The phrase “illegal aliens” functioned as an ideograph that likely triggered strongly negative and judgmental reactions about this implied and implicated audience. The label has become a kind of shorthand reference to people who are characterized as unwanted lawbreakers who don’t belong in the US. By fomenting fear and anger toward them, the ideograph helped Trump make a case for his needed return as president.
He later shifted to a positive ideograph when he proclaimed, “So tonight, whether you’ve supported me in the past or not, I hope you will support me in the future, because I will bring back the American dream. That’s what we’re going to do. You don’t even hear about the American dream anymore.”[19] The “American dream” represents a deeply, positively held vision and characterization of the country as a place of limitless possibilities. Trump’s use of the phrase helped associate his candidacy with this vision.
You can observe stylistic devices by examining the style of nearly any speech, from well-known presentations to everyday sermons and lectures. You may be surprised at the number and range of stylistic appeals in the discourse all around you.
Box 16.19 Using Stylistic Devices
- Incorporate stylistic devices that will appeal to your audience.
- Use stylistic devices in a manner that clarifies your points.
- Adopt stylistic devices to capture and maintain audience attention.
- Consider how stylistic devices can generate the best emotional tone for your speech.

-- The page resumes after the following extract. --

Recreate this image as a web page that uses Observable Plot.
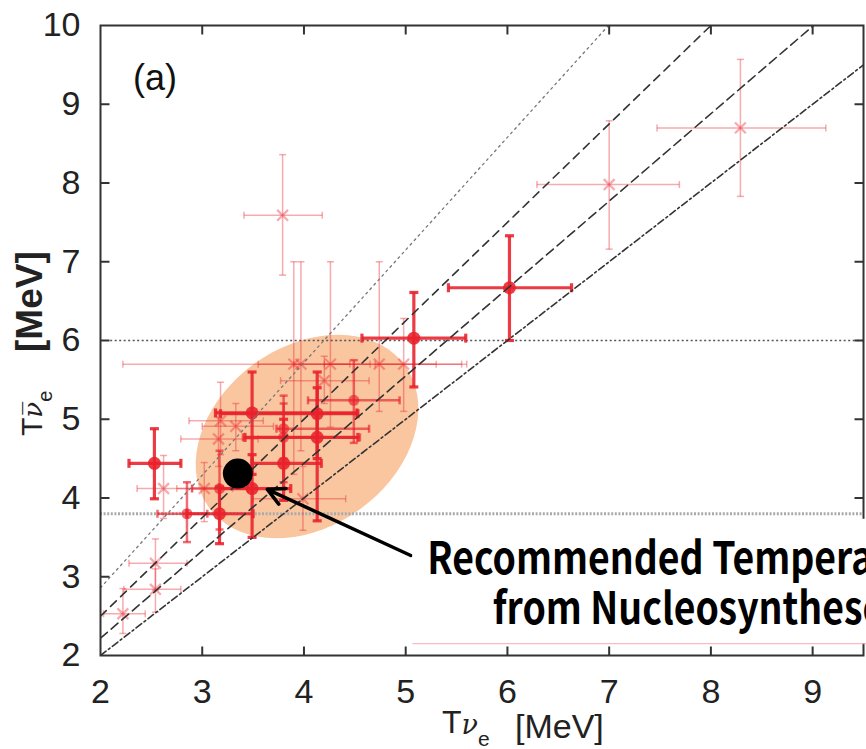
<!DOCTYPE html>
<html><head><meta charset="utf-8">
<script src="https://cdn.jsdelivr.net/npm/d3@7"></script>
<script src="https://cdn.jsdelivr.net/npm/@observablehq/plot@0.6"></script>
<style>
html,body{margin:0;padding:0;background:#fff;}
#chart{width:866px;height:749px;overflow:hidden;}
</style>
</head><body><div id="chart"></div>
<script>
// ---- data (T_nu_e, T_nubar_e, xlo, xhi, ylo, yhi) in MeV ----
const boldPoints = [
  [6.02, 6.67, 5.42, 6.63, 6.00, 7.33],
  [5.08, 6.03, 4.57, 5.59, 5.41, 6.61],
  [2.53, 4.44, 2.28, 2.79, 3.99, 4.88],
  [3.49, 5.08, 3.13, 4.52, 4.30, 5.60],
  [4.13, 5.07, 3.18, 4.53, 4.50, 5.60],
  [4.13, 4.77, 3.42, 4.53, 3.71, 5.40],
  [3.80, 4.44, 3.49, 4.17, 3.97, 5.00],
  [3.49, 4.12, 3.17, 3.87, 3.50, 4.55],
  [3.17, 3.80, 2.85, 3.50, 3.42, 4.14]
];
const mediumPoints = [
  [3.80, 4.77, 3.40, 4.55, 4.20, 5.30],
  [4.49, 5.24, 4.04, 4.94, 4.70, 5.75],
  [3.17, 4.12, 2.90, 3.45, 3.60, 4.60],
  [2.85, 3.80, 2.56, 3.05, 3.44, 4.20],
  [3.80, 4.88, 3.73, 4.64, 4.50, 5.20]
];
const lightPoints = [
  [3.79, 7.59, 3.41, 4.18, 6.83, 8.36],
  [7.00, 7.98, 6.29, 7.69, 7.16, 8.79],
  [8.29, 8.70, 7.47, 9.13, 7.83, 9.57],
  [3.90, 5.70, 2.22, 5.60, 4.30, 7.00],
  [3.97, 5.70, 3.55, 4.45, 4.60, 7.00],
  [4.26, 5.70, 3.90, 4.65, 4.90, 7.00],
  [4.74, 5.70, 4.20, 5.55, 5.10, 7.00],
  [4.98, 5.70, 4.70, 5.30, 5.10, 6.28],
  [4.20, 5.49, 3.77, 4.64, 5.20, 5.80],
  [3.18, 4.98, 2.87, 3.60, 4.55, 5.47],
  [3.33, 4.91, 3.00, 3.70, 4.60, 5.20],
  [3.16, 4.75, 2.79, 3.55, 4.40, 5.10],
  [2.62, 4.12, 2.36, 2.90, 3.74, 4.54],
  [3.02, 4.12, 2.75, 3.30, 3.70, 4.45],
  [3.99, 3.99, 3.50, 4.41, 3.59, 4.40],
  [2.54, 3.17, 2.28, 2.85, 2.83, 3.48],
  [2.54, 2.84, 2.23, 2.79, 2.55, 3.10],
  [2.22, 2.53, 2.03, 2.44, 2.28, 2.85]
];
const recommended = [[3.35, 4.31]];
const ratioLines = [1.0, 1.11, 1.25, 1.43];          // T_nubar / T_nu
const ratioStyles = ["7,3,2,3", "9,5", "8,6", "2,4"];
const levelLines = [6.0, 3.8];
const xTicks = [2, 3, 4, 5, 6, 7, 8, 9];
const yTicks = [2, 3, 4, 5, 6, 7, 8, 9, 10];
const xDomain = [2, 9.5];
const yDomain = [2, 10];
// shaded region (center, major axis vector, minor axis vector) in MeV
const regionCenter = [4.03, 4.78];
const regionMajor = [0.963, 0.903];
const regionMinor = [-0.520, 0.924];
const arrowFrom = [5.05, 3.27];
const arrowTo = [3.64, 4.11];
const noteLines = "Recommended Temperatures\nfrom Nucleosyntheses";
const notePos = [7.87, 2.92];
const noteBox = [5.07, 9.8, 2.15, 3.73];
const panelLabel = "(a)";
const panelPos = [2.32, 9.33];

const RED = "#e8212b";
const vcap = {draw(ctx, size){const r = Math.sqrt(size/Math.PI); ctx.moveTo(0,-r); ctx.lineTo(0,r);}};
const hcap = {draw(ctx, size){const r = Math.sqrt(size/Math.PI); ctx.moveTo(-r,0); ctx.lineTo(r,0);}};

function errMarks(pts, {sw, op, cap, dot, symbol}) {
  const rows = pts.map(p => ({x:p[0], y:p[1], xlo:p[2], xhi:p[3], ylo:p[4], yhi:p[5]}));
  const st = {stroke: RED, strokeOpacity: op, strokeWidth: sw};
  return [
    Plot.link(rows, {x1:"xlo", x2:"xhi", y1:"y", y2:"y", ...st}),
    Plot.link(rows, {x1:"x", x2:"x", y1:"ylo", y2:"yhi", ...st}),
    Plot.dot(rows, {x:"xlo", y:"y", symbol: vcap, r: cap, fill:"none", ...st}),
    Plot.dot(rows, {x:"xhi", y:"y", symbol: vcap, r: cap, fill:"none", ...st}),
    Plot.dot(rows, {x:"x", y:"ylo", symbol: hcap, r: cap, fill:"none", ...st}),
    Plot.dot(rows, {x:"x", y:"yhi", symbol: hcap, r: cap, fill:"none", ...st}),
    symbol === "circle"
      ? Plot.dot(rows, {x:"x", y:"y", r: dot, fill: RED, fillOpacity: op, stroke: "none"})
      : Plot.dot(rows, {x:"x", y:"y", r: dot, symbol: "times", fill:"none", ...st, strokeWidth: sw + 0.8})
  ];
}

const ellipse = d3.range(0, 73).map(i => {
  const t = i / 72 * 2 * Math.PI;
  return {x: regionCenter[0] + regionMajor[0]*Math.cos(t) + regionMinor[0]*Math.sin(t),
          y: regionCenter[1] + regionMajor[1]*Math.cos(t) + regionMinor[1]*Math.sin(t)};
});

const diag = ratioLines.map((r, i) => {
  const xe = Math.min(xDomain[1], yDomain[1] / r);
  return [{x: xDomain[0], y: xDomain[0]*r, k:i}, {x: xe, y: xe*r, k:i}];
});

const tickStyle = {stroke:"#333", strokeWidth:2, fill:"none", r:4.5, symbol: vcap};
const tickStyleH = {stroke:"#333", strokeWidth:2, fill:"none", r:4.5, symbol: hcap};

const plot = Plot.plot({
  width: 866, height: 749,
  marginLeft: 100, marginRight: 3, marginTop: 25, marginBottom: 94,
  x: {domain: xDomain},
  y: {domain: yDomain},
  style: {fontFamily: "'Liberation Sans', Arial, sans-serif", fontSize: "34px", color: "#222", background: "#fff"},
  marks: [
    Plot.line(ellipse, {x:"x", y:"y", fill:"#f9c6a0", stroke:"none", curve:"linear-closed"}),
    Plot.ruleY([levelLines[0]], {x1: 2.1, x2: xDomain[1], stroke:"#555", strokeWidth:1.5, strokeDasharray:"2,2.5"}),
    Plot.ruleY([levelLines[1]], {x1: xDomain[0], x2: xDomain[1], stroke:"#aaa", strokeWidth:3, strokeDasharray:"2,1.6"}),
    ...errMarks(lightPoints, {sw:1.5, op:0.38, cap:3.5, dot:5, symbol:"times"}),
    ...errMarks(mediumPoints, {sw:2.5, op:0.65, cap:4, dot:5.5, symbol:"circle"}),
    ...errMarks(boldPoints, {sw:3.2, op:0.88, cap:4.5, dot:6.5, symbol:"circle"}),
    ...diag.map((seg, i) => Plot.line(seg, {x:"x", y:"y", stroke: i === 3 ? "#777" : "#333",
        strokeWidth: i === 3 ? 1.3 : 1.6, strokeDasharray: ratioStyles[i], clip: true})),
    Plot.dot(recommended, {x: d => d[0], y: d => d[1], r: 15, fill: "#000"}),
    Plot.arrow([0], {x1: () => arrowFrom[0], y1: () => arrowFrom[1], x2: () => arrowTo[0], y2: () => arrowTo[1],
        stroke:"#000", strokeWidth:3.5, headLength: 8, headAngle: 55}),
    Plot.frame({stroke:"#333", strokeWidth:2}),
    Plot.dot(xTicks.slice(1), {x: d => d, y: () => yDomain[0], dy: -4.5, ...tickStyle}),
    Plot.dot(xTicks.slice(1), {x: d => d, y: () => yDomain[1], dy: 4.5, ...tickStyle}),
    Plot.dot(yTicks.slice(1, -1), {x: () => xDomain[0], y: d => d, dx: 4.5, ...tickStyleH}),
    Plot.dot(yTicks.slice(1, -1), {x: () => xDomain[1], y: d => d, dx: -4.5, ...tickStyleH}),
    Plot.rect([0], {x1: () => noteBox[0], x2: () => noteBox[1], y1: () => noteBox[2], y2: () => noteBox[3], fill:"#fff"}),
    Plot.ruleY([noteBox[2]], {x1: noteBox[0], x2: noteBox[1], stroke:"#f4b0b0", strokeWidth:1}),
    Plot.text([noteLines], {x: () => notePos[0], y: () => notePos[1], text: d => d, fontSize: 44, lineHeight: 1.14,
        fontWeight: "bold", fontFamily: "'Noto Sans CJK JP', sans-serif", fill: "#000", className: "note"}),
    Plot.text([panelLabel], {x: () => panelPos[0], y: () => panelPos[1], text: d => d, textAnchor: "start", fontSize: 36, fill:"#111"}),
    Plot.axisX({ticks: xTicks, tickSize: 0, tickPadding: 23, tickFormat: d => String(d), label: null}),
    Plot.axisY({ticks: yTicks, tickSize: 0, tickPadding: 20, tickFormat: d => String(d), label: null})
  ]
});
document.getElementById("chart").appendChild(plot);

const svg = d3.select(plot);
// condense the annotation horizontally (narrow gothic face in the original)
svg.selectAll("g.note text").each(function() {
  const t = d3.select(this);
  t.attr("transform", (t.attr("transform") || "") + " scale(0.85,1)");
});

// axis titles with sub/superscripts
const xl = svg.append("text").attr("x", 442).attr("y", 733).attr("fill", "#222")
  .attr("text-anchor", "start")
  .style("font-family", "'Liberation Sans', Arial, sans-serif").style("font-size", "32px");
xl.append("tspan").text("T");
xl.append("tspan").attr("dy", 1).style("font-size", "27px").style("font-style", "italic")
  .style("font-family", "'DejaVu Serif', serif").text("\u03BD");
xl.append("tspan").attr("dy", 12).style("font-size", "21px").text("e");
xl.append("tspan").attr("x", 515).attr("y", 738).style("font-size", "34px").text("[MeV]");

const yl = svg.append("text").attr("transform", "translate(42,436) rotate(-90)").attr("fill", "#222")
  .attr("text-anchor", "start")
  .style("font-family", "'Liberation Sans', Arial, sans-serif").style("font-size", "30px");
yl.append("tspan").text("T");
yl.append("tspan").attr("dy", 0).style("font-size", "26px").style("font-style", "italic")
  .style("font-family", "'DejaVu Serif', serif").text("\u03BD\u0305");
yl.append("tspan").attr("dy", 10).style("font-size", "20px").text("e");
yl.append("tspan").attr("x", 84).attr("y", 0).style("font-size", "37px").style("font-weight", "bold").text("[MeV]");
</script>
</body></html>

- Reflect on how the devices you choose will shape the perspectives of your audience.
- Seek moderation in your use of stylistic devices.
Summary
In this chapter, we have addressed style, or the language or expression a speaker uses to communicate with an audience. Thoughtfully choosing words can help speakers engage their audience while clarifying the content, eliciting listeners’ emotions, and shaping their perspective. More specifically, this chapter has made the following clear:
- The stylistic use of language serves the important goals of creating clarity, maintaining audience interest, evoking emotion, and creating perspective.
- Stylistic devices are language techniques and literary tools that can be used to create a sense of rhythm (e.g., parallelism, repetition, antithesis, alliteration), enable visualization (e.g., concrete language, visual imagery, simile, metaphor, personification), enhance argumentation (e.g., irony, satire, reference to the unusual), and develop a sense of community (e.g., inclusive pronouns, gender-neutral language, maxims, ideographs).
Key Terms
alliteration
antithesis
concrete language
gender-neutral language
ideograph
inclusive pronouns
irony
maxim
metaphor
parallelism
personification
reference to the unusual
repetition
satire
simile
stylistic devices
visual imagery
Review Questions
- What goals should a speaker try to accomplish through their style?
- What are four devices to generate rhythm discussed in this chapter?
- What are five ways to foster visualization?
- What are the three devices mentioned to aid argumentation?
- What are four ways to build community through language choices?
Discussion Questions
- Think of a public presentation that had a particularly strong style. Which devices did the speaker use? What was their impact on the message and audience?
- What kind of style have you developed for presentations in the past? What kind of language did you use? How would you like to improve your style?
- How does—or should—style change based on the audience, setting, and occasion?